Goal: Reproduce all the material exactly, minus any pictures it holds.

Data section:
____

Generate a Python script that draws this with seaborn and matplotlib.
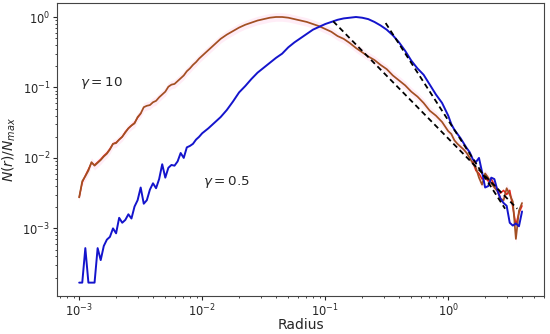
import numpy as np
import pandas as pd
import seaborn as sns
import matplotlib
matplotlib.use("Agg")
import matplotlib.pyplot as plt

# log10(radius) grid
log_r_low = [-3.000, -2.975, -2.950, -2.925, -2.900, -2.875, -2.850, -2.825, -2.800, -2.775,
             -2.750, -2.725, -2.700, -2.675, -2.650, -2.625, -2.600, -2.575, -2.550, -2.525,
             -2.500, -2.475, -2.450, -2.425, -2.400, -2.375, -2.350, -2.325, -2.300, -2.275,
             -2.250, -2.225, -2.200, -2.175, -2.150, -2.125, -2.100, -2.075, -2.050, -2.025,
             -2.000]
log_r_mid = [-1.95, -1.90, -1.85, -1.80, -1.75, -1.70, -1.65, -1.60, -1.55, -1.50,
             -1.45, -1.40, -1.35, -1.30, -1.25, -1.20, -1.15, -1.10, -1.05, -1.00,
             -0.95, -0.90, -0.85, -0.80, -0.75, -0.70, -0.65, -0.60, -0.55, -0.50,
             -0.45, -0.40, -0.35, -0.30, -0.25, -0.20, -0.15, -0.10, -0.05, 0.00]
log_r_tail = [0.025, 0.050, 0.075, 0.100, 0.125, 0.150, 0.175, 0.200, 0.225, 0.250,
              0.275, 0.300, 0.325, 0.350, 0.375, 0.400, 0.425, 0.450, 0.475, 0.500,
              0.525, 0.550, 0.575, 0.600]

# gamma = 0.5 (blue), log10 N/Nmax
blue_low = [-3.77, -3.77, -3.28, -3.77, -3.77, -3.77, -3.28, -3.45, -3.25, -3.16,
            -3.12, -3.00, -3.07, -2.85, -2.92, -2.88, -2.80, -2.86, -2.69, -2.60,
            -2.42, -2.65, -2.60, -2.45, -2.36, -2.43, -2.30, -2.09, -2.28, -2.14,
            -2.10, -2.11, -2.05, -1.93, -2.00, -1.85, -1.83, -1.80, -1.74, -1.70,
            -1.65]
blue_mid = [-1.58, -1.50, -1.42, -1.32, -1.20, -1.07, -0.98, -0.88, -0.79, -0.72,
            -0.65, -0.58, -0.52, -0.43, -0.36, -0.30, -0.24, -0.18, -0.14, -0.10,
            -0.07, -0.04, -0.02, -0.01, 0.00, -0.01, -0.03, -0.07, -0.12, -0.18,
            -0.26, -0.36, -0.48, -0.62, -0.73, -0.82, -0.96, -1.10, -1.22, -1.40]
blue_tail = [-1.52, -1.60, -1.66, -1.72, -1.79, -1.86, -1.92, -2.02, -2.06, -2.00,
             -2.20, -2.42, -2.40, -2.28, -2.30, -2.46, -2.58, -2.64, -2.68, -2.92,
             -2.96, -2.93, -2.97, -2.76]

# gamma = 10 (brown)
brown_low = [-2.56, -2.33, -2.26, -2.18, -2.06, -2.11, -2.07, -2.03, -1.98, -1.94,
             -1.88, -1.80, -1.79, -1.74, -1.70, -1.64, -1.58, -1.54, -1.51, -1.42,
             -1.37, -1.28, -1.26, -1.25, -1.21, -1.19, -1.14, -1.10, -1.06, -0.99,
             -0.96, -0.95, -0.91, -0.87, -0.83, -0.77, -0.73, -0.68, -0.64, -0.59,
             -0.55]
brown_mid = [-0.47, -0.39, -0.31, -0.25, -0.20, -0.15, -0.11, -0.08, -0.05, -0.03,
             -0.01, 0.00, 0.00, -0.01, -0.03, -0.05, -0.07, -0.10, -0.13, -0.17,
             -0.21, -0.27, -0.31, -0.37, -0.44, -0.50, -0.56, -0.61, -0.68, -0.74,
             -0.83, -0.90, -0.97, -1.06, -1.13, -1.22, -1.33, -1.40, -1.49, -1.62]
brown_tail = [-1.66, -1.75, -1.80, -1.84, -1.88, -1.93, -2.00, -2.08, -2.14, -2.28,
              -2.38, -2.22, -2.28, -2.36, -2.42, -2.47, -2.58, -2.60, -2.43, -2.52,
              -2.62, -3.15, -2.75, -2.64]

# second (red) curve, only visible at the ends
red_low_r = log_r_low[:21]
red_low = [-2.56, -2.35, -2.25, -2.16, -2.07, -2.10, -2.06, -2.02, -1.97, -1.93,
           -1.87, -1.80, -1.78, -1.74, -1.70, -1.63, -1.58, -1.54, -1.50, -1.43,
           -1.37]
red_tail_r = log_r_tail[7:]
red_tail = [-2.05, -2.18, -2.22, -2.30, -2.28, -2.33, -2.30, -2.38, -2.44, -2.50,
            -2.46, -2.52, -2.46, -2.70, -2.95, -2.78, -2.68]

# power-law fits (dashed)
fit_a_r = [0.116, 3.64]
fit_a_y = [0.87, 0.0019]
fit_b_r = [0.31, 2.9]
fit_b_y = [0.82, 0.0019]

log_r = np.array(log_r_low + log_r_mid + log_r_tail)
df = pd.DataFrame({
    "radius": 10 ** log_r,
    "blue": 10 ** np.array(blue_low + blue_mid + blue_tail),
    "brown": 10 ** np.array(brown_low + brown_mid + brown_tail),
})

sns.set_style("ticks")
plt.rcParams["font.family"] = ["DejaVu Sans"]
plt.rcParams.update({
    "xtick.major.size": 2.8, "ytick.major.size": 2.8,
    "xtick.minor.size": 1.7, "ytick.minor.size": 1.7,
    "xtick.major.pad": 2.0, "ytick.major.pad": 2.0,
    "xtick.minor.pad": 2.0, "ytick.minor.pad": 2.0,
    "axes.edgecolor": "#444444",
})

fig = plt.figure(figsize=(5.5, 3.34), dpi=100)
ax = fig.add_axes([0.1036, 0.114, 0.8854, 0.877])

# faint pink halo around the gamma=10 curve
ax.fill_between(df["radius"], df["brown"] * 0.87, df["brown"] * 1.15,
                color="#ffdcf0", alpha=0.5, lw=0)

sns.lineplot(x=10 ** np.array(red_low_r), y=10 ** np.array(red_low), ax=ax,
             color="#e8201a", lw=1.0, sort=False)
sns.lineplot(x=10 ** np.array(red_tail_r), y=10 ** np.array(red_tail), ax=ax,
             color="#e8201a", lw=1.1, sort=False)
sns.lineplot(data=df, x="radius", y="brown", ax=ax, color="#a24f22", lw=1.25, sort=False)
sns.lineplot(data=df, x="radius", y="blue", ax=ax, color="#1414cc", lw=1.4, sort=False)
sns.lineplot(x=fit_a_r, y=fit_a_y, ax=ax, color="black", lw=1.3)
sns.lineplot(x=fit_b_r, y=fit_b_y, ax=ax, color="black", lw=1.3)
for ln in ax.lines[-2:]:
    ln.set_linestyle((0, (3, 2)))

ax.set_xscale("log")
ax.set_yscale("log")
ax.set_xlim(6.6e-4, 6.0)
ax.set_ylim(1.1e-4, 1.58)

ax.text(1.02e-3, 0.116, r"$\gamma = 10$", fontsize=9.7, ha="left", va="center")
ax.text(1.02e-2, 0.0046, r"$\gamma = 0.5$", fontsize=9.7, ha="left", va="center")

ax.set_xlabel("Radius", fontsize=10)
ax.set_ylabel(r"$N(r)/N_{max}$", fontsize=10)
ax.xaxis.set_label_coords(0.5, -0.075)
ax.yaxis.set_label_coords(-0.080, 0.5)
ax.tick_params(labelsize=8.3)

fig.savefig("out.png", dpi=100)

____

Task result:
Generate a Python script that draws this with seaborn and matplotlib.
import numpy as np
import pandas as pd
import seaborn as sns
import matplotlib
matplotlib.use("Agg")
import matplotlib.pyplot as plt

# log10(radius) grid
log_r_low = [-3.000, -2.975, -2.950, -2.925, -2.900, -2.875, -2.850, -2.825, -2.800, -2.775,
             -2.750, -2.725, -2.700, -2.675, -2.650, -2.625, -2.600, -2.575, -2.550, -2.525,
             -2.500, -2.475, -2.450, -2.425, -2.400, -2.375, -2.350, -2.325, -2.300, -2.275,
             -2.250, -2.225, -2.200, -2.175, -2.150, -2.125, -2.100, -2.075, -2.050, -2.025,
             -2.000]
log_r_mid = [-1.95, -1.90, -1.85, -1.80, -1.75, -1.70, -1.65, -1.60, -1.55, -1.50,
             -1.45, -1.40, -1.35, -1.30, -1.25, -1.20, -1.15, -1.10, -1.05, -1.00,
             -0.95, -0.90, -0.85, -0.80, -0.75, -0.70, -0.65, -0.60, -0.55, -0.50,
             -0.45, -0.40, -0.35, -0.30, -0.25, -0.20, -0.15, -0.10, -0.05, 0.00]
log_r_tail = [0.025, 0.050, 0.075, 0.100, 0.125, 0.150, 0.175, 0.200, 0.225, 0.250,
              0.275, 0.300, 0.325, 0.350, 0.375, 0.400, 0.425, 0.450, 0.475, 0.500,
              0.525, 0.550, 0.575, 0.600]

# gamma = 0.5 (blue), log10 N/Nmax
blue_low = [-3.77, -3.77, -3.28, -3.77, -3.77, -3.77, -3.28, -3.45, -3.25, -3.16,
            -3.12, -3.00, -3.07, -2.85, -2.92, -2.88, -2.80, -2.86, -2.69, -2.60,
            -2.42, -2.65, -2.60, -2.45, -2.36, -2.43, -2.30, -2.09, -2.28, -2.14,
            -2.10, -2.11, -2.05, -1.93, -2.00, -1.85, -1.83, -1.80, -1.74, -1.70,
            -1.65]
blue_mid = [-1.58, -1.50, -1.42, -1.32, -1.20, -1.07, -0.98, -0.88, -0.79, -0.72,
            -0.65, -0.58, -0.52, -0.43, -0.36, -0.30, -0.24, -0.18, -0.14, -0.10,
            -0.07, -0.04, -0.02, -0.01, 0.00, -0.01, -0.03, -0.07, -0.12, -0.18,
            -0.26, -0.36, -0.48, -0.62, -0.73, -0.82, -0.96, -1.10, -1.22, -1.40]
blue_tail = [-1.52, -1.60, -1.66, -1.72, -1.79, -1.86, -1.92, -2.02, -2.06, -2.00,
             -2.20, -2.42, -2.40, -2.28, -2.30, -2.46, -2.58, -2.64, -2.68, -2.92,
             -2.96, -2.93, -2.97, -2.76]

# gamma = 10 (brown)
brown_low = [-2.56, -2.33, -2.26, -2.18, -2.06, -2.11, -2.07, -2.03, -1.98, -1.94,
             -1.88, -1.80, -1.79, -1.74, -1.70, -1.64, -1.58, -1.54, -1.51, -1.42,
             -1.37, -1.28, -1.26, -1.25, -1.21, -1.19, -1.14, -1.10, -1.06, -0.99,
             -0.96, -0.95, -0.91, -0.87, -0.83, -0.77, -0.73, -0.68, -0.64, -0.59,
             -0.55]
brown_mid = [-0.47, -0.39, -0.31, -0.25, -0.20, -0.15, -0.11, -0.08, -0.05, -0.03,
             -0.01, 0.00, 0.00, -0.01, -0.03, -0.05, -0.07, -0.10, -0.13, -0.17,
             -0.21, -0.27, -0.31, -0.37, -0.44, -0.50, -0.56, -0.61, -0.68, -0.74,
             -0.83, -0.90, -0.97, -1.06, -1.13, -1.22, -1.33, -1.40, -1.49, -1.62]
brown_tail = [-1.66, -1.75, -1.80, -1.84, -1.88, -1.93, -2.00, -2.08, -2.14, -2.28,
              -2.38, -2.22, -2.28, -2.36, -2.42, -2.47, -2.58, -2.60, -2.43, -2.52,
              -2.62, -3.15, -2.75, -2.64]

# second (red) curve, only visible at the ends
red_low_r = log_r_low[:21]
red_low = [-2.56, -2.35, -2.25, -2.16, -2.07, -2.10, -2.06, -2.02, -1.97, -1.93,
           -1.87, -1.80, -1.78, -1.74, -1.70, -1.63, -1.58, -1.54, -1.50, -1.43,
           -1.37]
red_tail_r = log_r_tail[7:]
red_tail = [-2.05, -2.18, -2.22, -2.30, -2.28, -2.33, -2.30, -2.38, -2.44, -2.50,
            -2.46, -2.52, -2.46, -2.70, -2.95, -2.78, -2.68]

# power-law fits (dashed)
fit_a_r = [0.116, 3.64]
fit_a_y = [0.87, 0.0019]
fit_b_r = [0.31, 2.9]
fit_b_y = [0.82, 0.0019]

log_r = np.array(log_r_low + log_r_mid + log_r_tail)
df = pd.DataFrame({
    "radius": 10 ** log_r,
    "blue": 10 ** np.array(blue_low + blue_mid + blue_tail),
    "brown": 10 ** np.array(brown_low + brown_mid + brown_tail),
})

sns.set_style("ticks")
plt.rcParams["font.family"] = ["DejaVu Sans"]
plt.rcParams.update({
    "xtick.major.size": 2.8, "ytick.major.size": 2.8,
    "xtick.minor.size": 1.7, "ytick.minor.size": 1.7,
    "xtick.major.pad": 2.0, "ytick.major.pad": 2.0,
    "xtick.minor.pad": 2.0, "ytick.minor.pad": 2.0,
    "axes.edgecolor": "#444444",
})

fig = plt.figure(figsize=(5.5, 3.34), dpi=100)
ax = fig.add_axes([0.1036, 0.114, 0.8854, 0.877])

# faint pink halo around the gamma=10 curve
ax.fill_between(df["radius"], df["brown"] * 0.87, df["brown"] * 1.15,
                color="#ffdcf0", alpha=0.5, lw=0)

sns.lineplot(x=10 ** np.array(red_low_r), y=10 ** np.array(red_low), ax=ax,
             color="#e8201a", lw=1.0, sort=False)
sns.lineplot(x=10 ** np.array(red_tail_r), y=10 ** np.array(red_tail), ax=ax,
             color="#e8201a", lw=1.1, sort=False)
sns.lineplot(data=df, x="radius", y="brown", ax=ax, color="#a24f22", lw=1.25, sort=False)
sns.lineplot(data=df, x="radius", y="blue", ax=ax, color="#1414cc", lw=1.4, sort=False)
sns.lineplot(x=fit_a_r, y=fit_a_y, ax=ax, color="black", lw=1.3)
sns.lineplot(x=fit_b_r, y=fit_b_y, ax=ax, color="black", lw=1.3)
for ln in ax.lines[-2:]:
    ln.set_linestyle((0, (3, 2)))

ax.set_xscale("log")
ax.set_yscale("log")
ax.set_xlim(6.6e-4, 6.0)
ax.set_ylim(1.1e-4, 1.58)

ax.text(1.02e-3, 0.116, r"$\gamma = 10$", fontsize=9.7, ha="left", va="center")
ax.text(1.02e-2, 0.0046, r"$\gamma = 0.5$", fontsize=9.7, ha="left", va="center")

ax.set_xlabel("Radius", fontsize=10)
ax.set_ylabel(r"$N(r)/N_{max}$", fontsize=10)
ax.xaxis.set_label_coords(0.5, -0.075)
ax.yaxis.set_label_coords(-0.080, 0.5)
ax.tick_params(labelsize=8.3)

fig.savefig("out.png", dpi=100)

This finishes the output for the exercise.